Past Arkansas Policy Foundation research memos have emphasized the importance of industrial production data. The APF memo, 'The Case For Recession,’ (Summer 2001), explained:
"The real economy consists of various sectors, including manufacturing, hi-tech and service. Contrary to popular media it is not synonymous with stock market indices. A key statistic of the real economy is industrial production, a fixed-weight measure of the physical output of the nation's factories, utilities and other heavy industry. Contraction of industrial production for more than a quarter is recessionary. In the postwar era industrial production has never contracted for more than four consecutive months except when the U.S. economy was in recession. Yet it has now been in decline for nearly one year."
In the tradition of Dr. Ludwig von Mises, the 20th Century’s most underrated economist, this analysis relies on the interpretation of data, not econometric modeling.
Earlier this week (Feb. 11), the NBER released a memo that observed, in part, "Figure 2 shows industrial production. A peak occurred in June 2000 and the index declined over the next 17 months by 7.1 percent, far surpassing the average decline in the earlier recessions of 4.6 percent." Industrial production data for January 2002, released today, shows a 0.1 percent decline.

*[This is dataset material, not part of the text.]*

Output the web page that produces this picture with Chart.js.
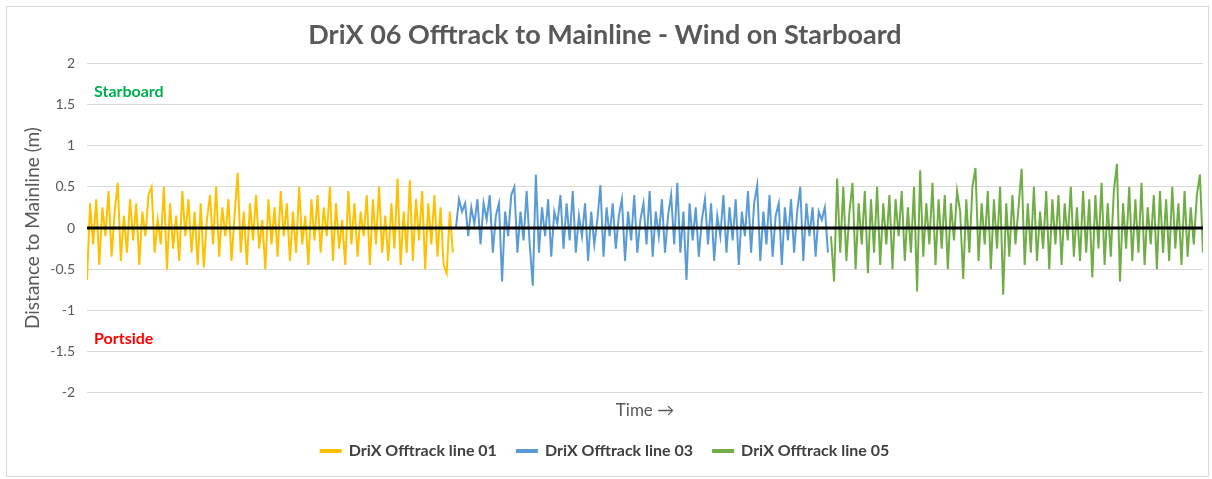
<!DOCTYPE html>
<html>
<head>
<meta charset="utf-8">
<script src="https://cdn.jsdelivr.net/npm/chart.js@4/dist/chart.umd.min.js"></script>
<style>
  html, body { margin: 0; padding: 0; background: #fff; }
  #wrap { position: absolute; left: 6px; top: 6px; width: 1201px; height: 469px; border: 1px solid #d9d9d9; }
</style>
</head>
<body>
<div id="wrap"><canvas id="chart"></canvas></div>
<script>
const line01 = [-0.63, 0.3, -0.2, 0.35, -0.45, 0.25, -0.1, 0.45, -0.35, 0.2,
  0.55, -0.4, 0.15, -0.3, 0.35, -0.15, 0.3, -0.45, 0.2, -0.1,
  0.4, 0.5, -0.3, 0.1, -0.2, 0.5, -0.5, 0.3, -0.25, 0.15,
  -0.4, 0.45, -0.1, 0.35, -0.3, 0.2, -0.45, 0.3, -0.48, 0.1,
  0.4, -0.2, 0.5, -0.35, 0.25, -0.1, 0.35, -0.4, 0.15, 0.67,
  -0.3, 0.2, -0.45, 0.3, -0.15, 0.4, -0.25, 0.1, -0.5, 0.35,
  -0.2, 0.25, -0.35, 0.45, -0.1, 0.3, -0.4, 0.2, -0.3, 0.5,
  -0.2, 0.15, -0.45, 0.35, -0.15, 0.4, -0.3, 0.25, -0.1, 0.5,
  -0.4, 0.3, -0.25, 0.1, -0.45, 0.45, -0.2, 0.3, -0.35, 0.2,
  -0.1, 0.4, -0.45, 0.35, -0.2, 0.5, -0.3, 0.15, -0.4, 0.3,
  -0.25, 0.6, -0.45, 0.2, -0.3, 0.58, -0.4, 0.35, -0.15, 0.45,
  -0.5, 0.3, -0.2, 0.4, -0.35, 0.25, -0.45, -0.55, 0.2, -0.3];

const line03 = [0.0, 0.35, 0.2, 0.3, -0.1, 0.25, 0.05, 0.35, -0.2, 0.3,
  0.1, 0.4, -0.3, 0.15, 0.3, -0.65, 0.2, -0.1, 0.4, 0.5,
  -0.3, 0.2, -0.15, 0.45, -0.2, -0.7, 0.65, -0.3, 0.25, -0.1,
  0.35, -0.35, 0.2, 0.05, 0.4, -0.25, 0.3, -0.15, 0.45, -0.3,
  0.15, -0.1, 0.3, -0.4, 0.2, -0.2, 0.1, 0.52, -0.35, 0.25,
  -0.1, 0.3, -0.25, 0.15, 0.35, -0.4, 0.2, -0.15, 0.4, -0.3,
  0.1, 0.3, -0.2, 0.45, -0.35, 0.2, -0.1, 0.35, -0.3, 0.15,
  0.4, -0.2, 0.55, -0.3, 0.2, -0.63, 0.3, -0.15, 0.25, -0.35,
  0.1, 0.35, -0.2, 0.3, -0.4, 0.15, -0.1, 0.4, -0.3, 0.25,
  -0.15, 0.35, -0.45, 0.2, -0.1, 0.45, -0.3, 0.3, 0.52, -0.4,
  0.2, -0.2, 0.4, -0.35, 0.15, 0.3, -0.45, 0.25, -0.15, 0.35,
  -0.3, 0.2, 0.5, -0.4, 0.3, -0.1, 0.25, -0.35, 0.2, 0.1,
  0.25, -0.3];

const line05 = [-0.1, -0.65, 0.6, -0.3, 0.5, -0.4, 0.2, 0.55, -0.5, 0.3,
  -0.2, 0.45, -0.55, 0.35, -0.3, 0.5, -0.45, 0.3, -0.2, 0.4,
  -0.5, 0.35, -0.1, 0.45, -0.4, 0.25, -0.3, 0.5, -0.77, 0.7,
  -0.35, 0.3, -0.2, 0.55, -0.45, 0.35, -0.25, 0.4, -0.5, 0.3,
  -0.15, 0.45, 0.2, -0.62, 0.35, -0.3, 0.5, 0.73, -0.4, 0.3,
  -0.2, 0.45, -0.5, 0.35, -0.25, 0.5, -0.81, 0.3, -0.35, 0.4,
  -0.2, 0.25, 0.72, -0.45, 0.3, -0.3, 0.5, -0.4, 0.2, -0.25,
  0.45, -0.5, 0.35, -0.2, 0.4, -0.45, 0.3, -0.15, 0.5, -0.35,
  0.25, -0.4, 0.45, -0.3, 0.35, -0.6, 0.4, -0.25, 0.55, -0.45,
  0.3, -0.35, 0.45, 0.78, -0.65, 0.3, -0.25, 0.5, -0.4, 0.35,
  -0.3, 0.55, -0.45, 0.25, -0.2, 0.4, -0.5, 0.45, -0.3, 0.35,
  -0.4, 0.5, -0.25, 0.3, -0.45, 0.45, -0.35, 0.25, -0.2, 0.4,
  0.65, -0.3];

const seriesNames = ["DriX Offtrack line 01", "DriX Offtrack line 03", "DriX Offtrack line 05"];
const seriesColors = ["#FFC000", "#5B9BD5", "#70AD47"];
const sideLabels = [
  { text: "Starboard", value: 1.66, color: "#00B050" },
  { text: "Portside", value: -1.35, color: "#FF0000" }
];

const FONT = "Lato, 'Open Sans', sans-serif";
const GREY = "#595959";

// each run follows the previous one along the time axis
const runs = [line01, line03, line05];
let offset = 0;
const runPoints = runs.map(vals => {
  const pts = vals.map((v, i) => ({ x: offset + i, y: v }));
  offset += vals.length;
  return pts;
});
const lastX = offset - 1;

const sideLabelPlugin = {
  id: "sideLabels",
  afterDatasetsDraw(chart) {
    const ctx = chart.ctx;
    const y = chart.scales.y;
    ctx.save();
    ctx.font = "bold 16px " + FONT;
    ctx.textBaseline = "middle";
    sideLabels.forEach(l => {
      ctx.fillStyle = l.color;
      ctx.fillText(l.text, chart.chartArea.left + 7, y.getPixelForValue(l.value));
    });
    ctx.restore();
  }
};

const datasets = [{
  label: "Mainline",
  data: [{ x: 0, y: 0 }, { x: lastX, y: 0 }],
  borderColor: "#000",
  borderWidth: 3,
  pointRadius: 0
}].concat(runPoints.map((pts, k) => ({
  label: seriesNames[k],
  data: pts,
  borderColor: seriesColors[k],
  backgroundColor: seriesColors[k],
  borderWidth: 2,
  pointRadius: 0,
  tension: 0
})));

new Chart(document.getElementById("chart"), {
  type: "line",
  data: { datasets },
  options: {
    responsive: true,
    maintainAspectRatio: false,
    animation: false,
    layout: { padding: { left: 0, right: 5, top: 0, bottom: 7 } },
    plugins: {
      title: {
        display: true,
        text: "DriX 06 Offtrack to Mainline - Wind on Starboard",
        color: GREY,
        font: { family: FONT, size: 27, weight: "bold" },
        padding: { top: 12, bottom: 12 }
      },
      legend: {
        position: "bottom",
        labels: {
          color: "#404040",
          font: { family: FONT, size: 16, weight: "bold" },
          boxWidth: 20,
          boxHeight: 2,
          padding: 20,
          filter: item => item.text !== "Mainline"
        }
      },
      tooltip: { enabled: false }
    },
    scales: {
      x: {
        type: "linear",
        min: 0,
        max: lastX,
        grid: { display: false },
        border: { display: false },
        ticks: { display: false },
        title: {
          display: true,
          text: "Time \u2192",
          color: GREY,
          font: { family: FONT, size: 17 },
          padding: { top: 0, bottom: 2 }
        }
      },
      y: {
        min: -2,
        max: 2,
        afterFit(scale) { scale.width = 80; },
        ticks: {
          stepSize: 0.5,
          color: GREY,
          padding: 12,
          font: { family: FONT, size: 14 },
          callback: v => String(v)
        },
        grid: { color: "#d9d9d9", drawTicks: false },
        border: { display: false },
        title: {
          display: true,
          text: "Distance to Mainline (m)",
          color: GREY,
          font: { family: FONT, size: 19 },
          padding: { top: 14, bottom: 0 }
        }
      }
    }
  },
  plugins: [sideLabelPlugin]
});
</script>
</body>
</html>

Postwar, in 90 percent of recessions, industrial production stopped contracting prior to or in the month later declared by the NBER as the end of recession. The lone exception was the 1981-82 recession, which ended in November 1982, one month before industrial production stopped contracting in December. Expansion of industrial production, when it occurs will provide evidence the recession has ended or is ending.